November, I am Sorry
I am sorry. After weeks of watching ski movies, seeing western resorts get dumped on, and tuning my skis in preparation for the season, I was at my breaking point and I lashed out. While there may be some truth in my last post, in hindsight I really don’t have that much against you. I was just anxious to push past fall and get to winter.
It’s easy to get lost in the middle weeks of November, when the cold has arrived but the snow hasn’t. I tend to forget that the first week of November is typically when everything aligns for perfect rock climbing weather, presenting us with some of the nicest climbing days of the season. November is the time when crowds thin, bugs are long gone, and friction increases. But as my thoughts rapidly turn toward ski season, I find myself less anxious to send, more willing to let projects wait until spring, and feel an overall contentment with “just climbing.” Early November days are where it is still warm in the sun and cool in the shade, and as we ebb toward the end of the month, I forget about the delightful warming feeling of stepping out from the boulders into the sun’s comforting rays.
What is the point of it being cold outside, but not snowy? I have no answer to this question, but it seems to be mid-November’s modus operandi. While November isn’t going to compete with the true winter months for the best ski month of the year, it is often the time of year I find myself returning to the slopes. With resorts scrambling to open in time for Thanksgiving break, most years’ first runs of the season occur in mid-November. Although it is easy to forget about ski season’s humble beginnings by the end of April, and at the tail end of a long ski season, the truth is that ski season often begins in November.
Last week I found myself disappointed with November, like somehow it had let me down. But looking back, I actually had a pretty productive month having managed to run, hike, and climb a pretty substantial amount. My November got even better after it decided to show me how awesome it can be. The day before having four consecutive days off over Thanksgiving, November decided to dump fifteen inches of snow on the local resort, giving ski season the perfect jump start. While most years’ first runs take place on an icy groomer, this year I laid my first tracks of the season through more than a foot of fresh snow. I followed that first day up by scoring some Thanksgiving morning freshies as well. It turned out I had a lot to be thankful for this year indeed.
Of course I couldn’t go unpunished for my bad-mouthing of November. While the snow provided a wonderful beginning to ski season, it came at the cost of the power. From Wednesday night through Friday night my apartment was without power, which wouldn’t be a big deal if our heat wasn’t electric. By Friday morning our apartment had become so cold, it was hard to escape feeling a little bit frozen, no matter how many jackets you layered yourself in or blankets you draped on top of you. By Friday night, the ski clothes I had brought inside to dry out were still as wet as they were three days prior; it is a small miracle that they had not begun to freeze.

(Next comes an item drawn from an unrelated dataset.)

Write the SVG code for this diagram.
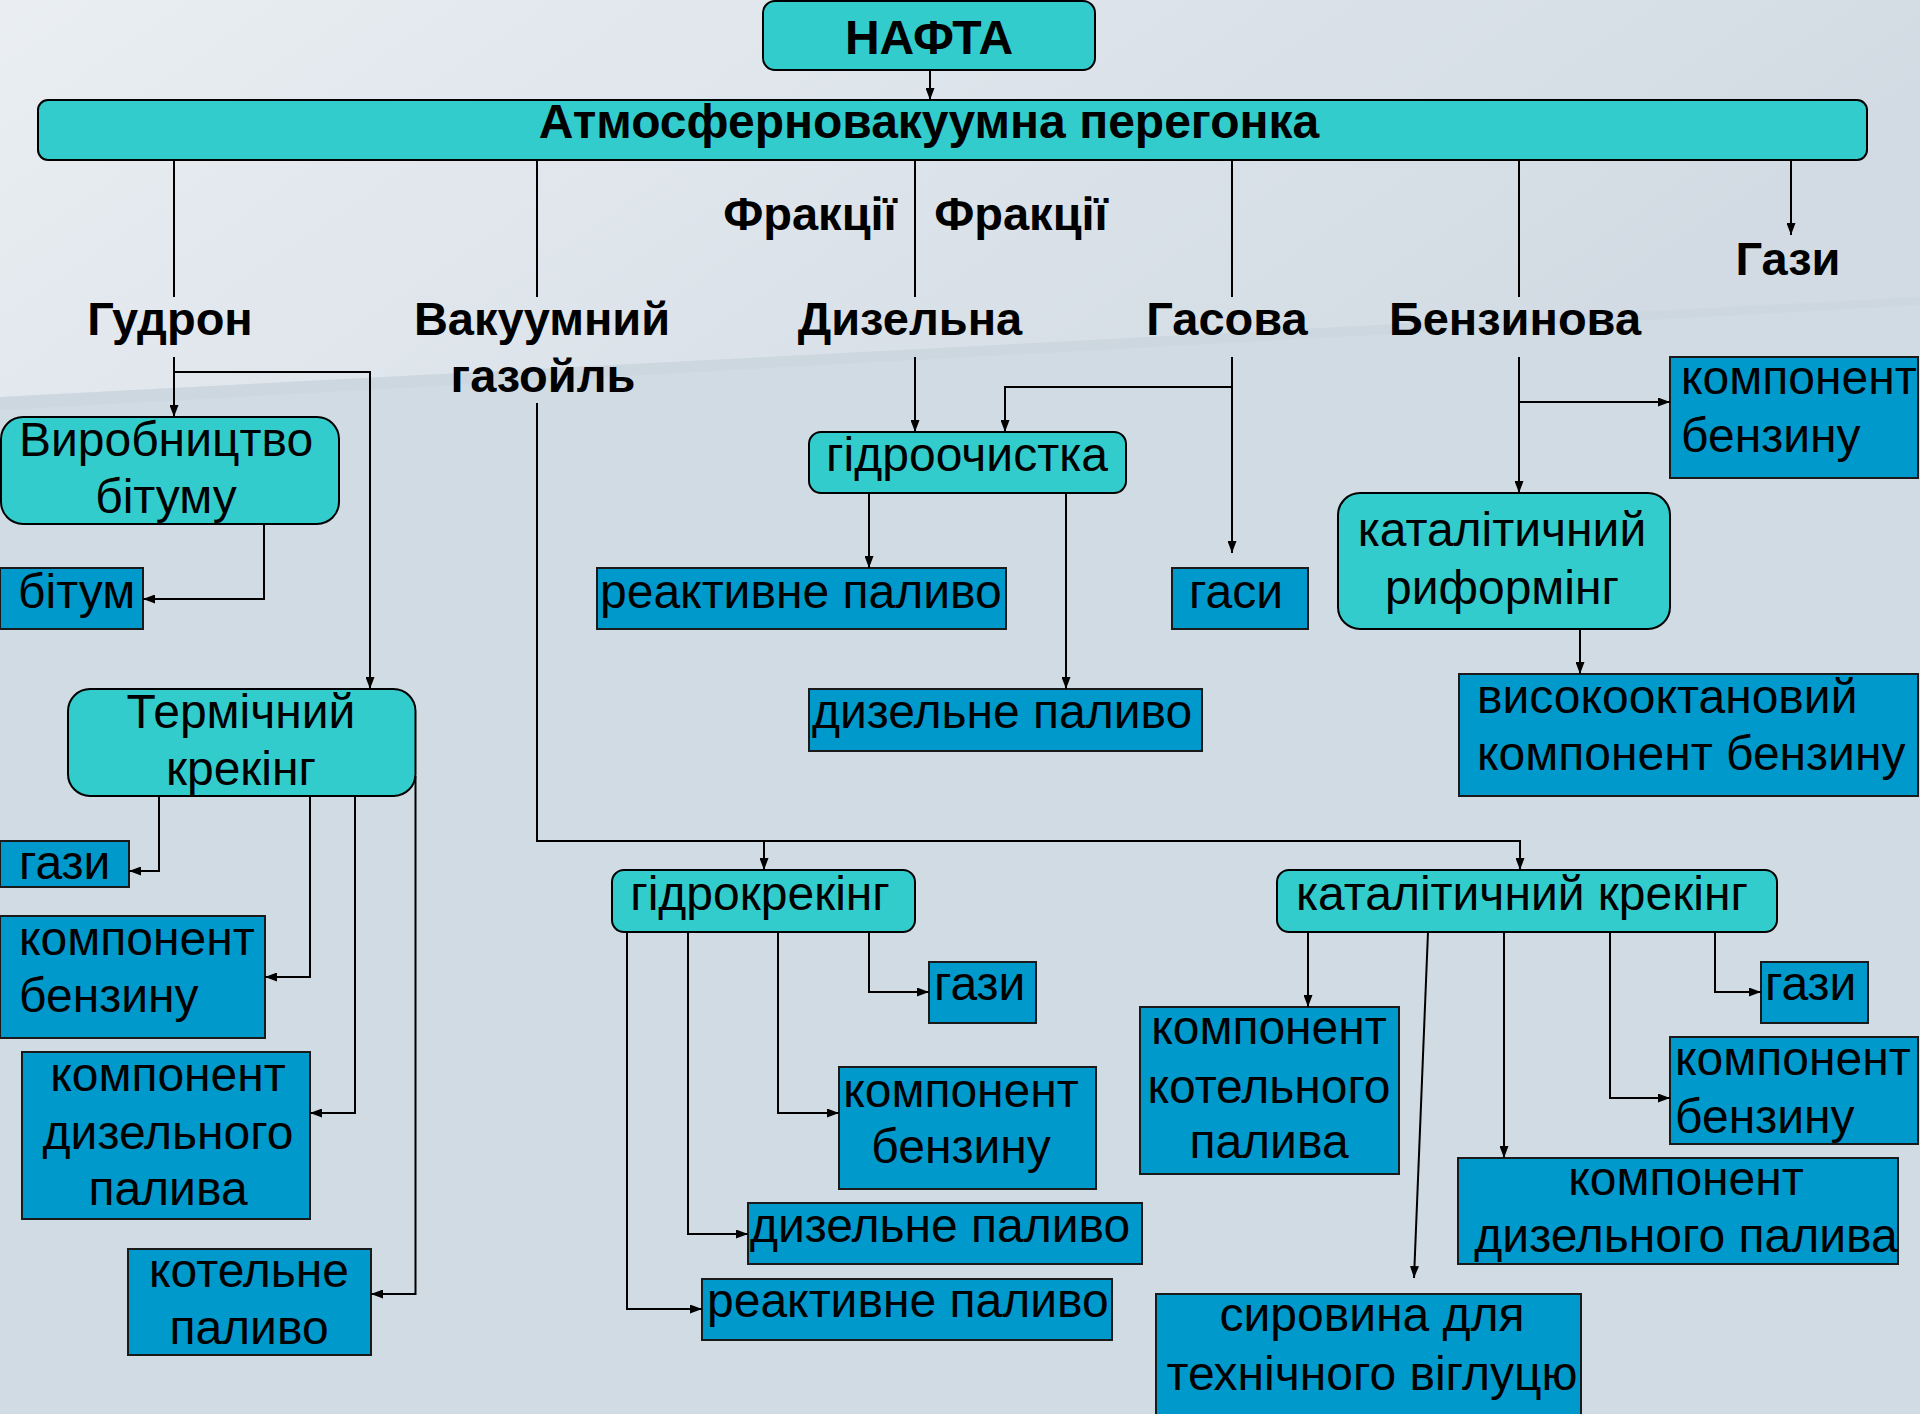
<svg xmlns="http://www.w3.org/2000/svg" width="1920" height="1414" viewBox="0 0 1920 1414">
<defs>
<linearGradient id="bgTop" x1="0" y1="0" x2="1" y2="0.3">
<stop offset="0" stop-color="#eaeef2"/>
<stop offset="0.55" stop-color="#dce3ea"/>
<stop offset="1" stop-color="#d2dbe3"/>
</linearGradient>
<marker id="ah" markerWidth="12" markerHeight="9" refX="12" refY="4.5" orient="auto" markerUnits="userSpaceOnUse">
<path d="M0,0 L12,4.5 L0,9 z" fill="#000"/>
</marker>
<style>
.proc{fill:#33cccc;stroke:#000;stroke-width:2}
.prod{fill:#0099cc;stroke:#1a1a1a;stroke-width:2}
.t{font-family:"Liberation Sans",Arial,sans-serif;font-size:48px;fill:#000}
.b{font-family:"Liberation Sans",Arial,sans-serif;font-size:47px;font-weight:bold;fill:#000}
.m{text-anchor:middle}
.c{fill:none;stroke:#000;stroke-width:2}
.a{marker-end:url(#ah)}
</style>
</defs>
<rect x="0" y="0" width="1920" height="1414" fill="#d1dbe3"/>
<polygon points="0,0 1920,0 1920,297 0,397" fill="url(#bgTop)"/>
<polygon points="0,397 1920,297 1920,305 0,410" fill="#c9d4dd" opacity="0.6"/>

<g id="n-nafta"><rect class="proc" x="763" y="1" width="332" height="69" rx="12"/><text class="b m" x="929" y="54" style="font-size:48px">НАФТА</text></g>
<g id="n-atm"><rect class="proc" x="38" y="100" width="1829" height="60" rx="10"/><text class="b m" x="929" y="138" style="font-size:48px">Атмосферновакуумна перегонка</text></g>

<g id="labels">
<text class="b m" x="810" y="230">Фракції</text>
<text class="b m" x="1021" y="230">Фракції</text>
<text class="b m" x="1788" y="275">Гази</text>
<text class="b m" x="170" y="335">Гудрон</text>
<text class="b m" x="542" y="335">Вакуумний</text>
<text class="b m" x="543" y="392">газойль</text>
<text class="b m" x="910" y="335">Дизельна</text>
<text class="b m" x="1227" y="335">Гасова</text>
<text class="b m" x="1515" y="335">Бензинова</text>
</g>

<g id="n-vyrobnytstvo"><rect class="proc" x="1" y="417" width="338" height="107" rx="22"/><text class="t m" x="166" y="456">Виробництво</text><text class="t m" x="166" y="513">бітуму</text></g>
<g id="n-bitum"><rect class="prod" x="0" y="568" width="143" height="61"/><text class="t" x="18" y="608">бітум</text></g>
<g id="n-termichnyi"><rect class="proc" x="68" y="689" width="347.5" height="107" rx="22"/><text class="t m" x="241" y="728">Термічний</text><text class="t m" x="241" y="785">крекінг</text></g>
<g id="n-gazy1"><rect class="prod" x="0" y="841" width="129" height="46"/><text class="t" x="19" y="879">гази</text></g>
<g id="n-benz1"><rect class="prod" x="0" y="916" width="265" height="122"/><text class="t" x="19" y="955">компонент</text><text class="t" x="19" y="1012">бензину</text></g>
<g id="n-dyz1"><rect class="prod" x="22" y="1052" width="288" height="167"/><text class="t m" x="168" y="1091">компонент</text><text class="t m" x="168" y="1149">дизельного</text><text class="t m" x="168" y="1205">палива</text></g>
<g id="n-kotelne"><rect class="prod" x="128" y="1249" width="243" height="106"/><text class="t m" x="249" y="1287">котельне</text><text class="t m" x="249" y="1344">паливо</text></g>

<g id="n-gidroochystka"><rect class="proc" x="809" y="432" width="317" height="61" rx="12"/><text class="t m" x="967" y="471">гідроочистка</text></g>
<g id="n-reakt1"><rect class="prod" x="597" y="568" width="409" height="61"/><text class="t" x="600" y="608">реактивне паливо</text></g>
<g id="n-dyzpal1"><rect class="prod" x="809" y="689" width="393" height="62"/><text class="t" x="812" y="728">дизельне паливо</text></g>
<g id="n-gasy"><rect class="prod" x="1172" y="568" width="136" height="61"/><text class="t m" x="1236" y="608">гаси</text></g>

<g id="n-benzTR"><rect class="prod" x="1670" y="357" width="248" height="121"/><text class="t" x="1681" y="394">компонент</text><text class="t" x="1681" y="452">бензину</text></g>
<g id="n-reforming"><rect class="proc" x="1338" y="493" width="332" height="136" rx="22"/><text class="t m" x="1502" y="546">каталітичний</text><text class="t m" x="1502" y="604">риформінг</text></g>
<g id="n-vysokooktan"><rect class="prod" x="1459" y="674" width="459" height="122"/><text class="t" x="1477" y="713">високооктановий</text><text class="t" x="1477" y="770">компонент бензину</text></g>

<g id="n-gidrokreking"><rect class="proc" x="612" y="870" width="303" height="62" rx="12"/><text class="t m" x="760" y="910">гідрокрекінг</text></g>
<g id="n-gazy2"><rect class="prod" x="929" y="962" width="107" height="61"/><text class="t" x="934" y="1000">гази</text></g>
<g id="n-benz2"><rect class="prod" x="839" y="1067" width="257" height="122"/><text class="t m" x="961" y="1107">компонент</text><text class="t m" x="961" y="1163">бензину</text></g>
<g id="n-dyzpal2"><rect class="prod" x="748" y="1203" width="394" height="61"/><text class="t" x="750" y="1242">дизельне паливо</text></g>
<g id="n-reakt2"><rect class="prod" x="702" y="1279" width="410" height="61"/><text class="t" x="707" y="1317">реактивне паливо</text></g>

<g id="n-katkreking"><rect class="proc" x="1277" y="870" width="500" height="62" rx="12"/><text class="t m" x="1522" y="910">каталітичний крекінг</text></g>
<g id="n-kotel2"><rect class="prod" x="1140" y="1007" width="259" height="167"/><text class="t m" x="1269" y="1044">компонент</text><text class="t m" x="1269" y="1103">котельного</text><text class="t m" x="1269" y="1158">палива</text></g>
<g id="n-gazy3"><rect class="prod" x="1761" y="962" width="107" height="61"/><text class="t" x="1765" y="1000">гази</text></g>
<g id="n-benz3"><rect class="prod" x="1670" y="1037" width="248" height="107"/><text class="t" x="1675" y="1075">компонент</text><text class="t" x="1675" y="1133">бензину</text></g>
<g id="n-dyz3"><rect class="prod" x="1458" y="1158" width="440" height="106"/><text class="t m" x="1686" y="1195">компонент</text><text class="t m" x="1686" y="1252">дизельного палива</text></g>
<g id="n-syrovyna"><rect class="prod" x="1156" y="1294" width="425" height="130"/><text class="t m" x="1372" y="1331">сировина для</text><text class="t m" x="1372" y="1390">технічного віглуцю</text></g>

<g id="connectors">
<path class="c a" d="M930,70 V100"/>
<path class="c" d="M174,160 V297"/>
<path class="c a" d="M174,357 V417"/>
<path class="c a" d="M174,372 H370 V689"/>
<path class="c" d="M537,160 V297"/>
<path class="c a" d="M537,403 V841 H1520 V870"/>
<path class="c a" d="M764,841 V870"/>
<path class="c" d="M915,160 V297"/>
<path class="c a" d="M915,357 V432"/>
<path class="c" d="M1232,160 V297"/>
<path class="c a" d="M1232,357 V553"/>
<path class="c a" d="M1232,387 H1005 V432"/>
<path class="c" d="M1519,160 V297"/>
<path class="c a" d="M1519,357 V493"/>
<path class="c a" d="M1519,402 H1670"/>
<path class="c a" d="M1791,160 V235"/>
<path class="c a" d="M264,524 V599 H143"/>
<path class="c a" d="M869,493 V568"/>
<path class="c a" d="M1066,493 V689"/>
<path class="c a" d="M1580,629 V674"/>
<path class="c a" d="M159,796 V871 H129"/>
<path class="c a" d="M310,796 V977 H265"/>
<path class="c a" d="M355,796 V1113 H310"/>
<path class="c a" d="M415.5,776 V1294 H371"/>
<path class="c a" d="M869,932 V992 H929"/>
<path class="c a" d="M778,932 V1113 H839"/>
<path class="c a" d="M688,932 V1234 H748"/>
<path class="c a" d="M627,932 V1309 H702"/>
<path class="c a" d="M1308,932 V1007"/>
<path class="c a" d="M1428,932 L1414,1278"/>
<path class="c a" d="M1504,932 V1158"/>
<path class="c a" d="M1610,932 V1098 H1670"/>
<path class="c a" d="M1715,932 V992 H1761"/>
</g>
</svg>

Fortunately, Friday night the power came back and life returned to as normal as it ever is. I flicked the heat on (something I hate to do) and began warming myself up and drying my ski gear out. I guess I was a little harsh to you November. Thanks for making me remember how great you can be. I am even willing to forgive the power outage, as fifteen inches of snow seems like a fair trade. (Also, I was asking for it.)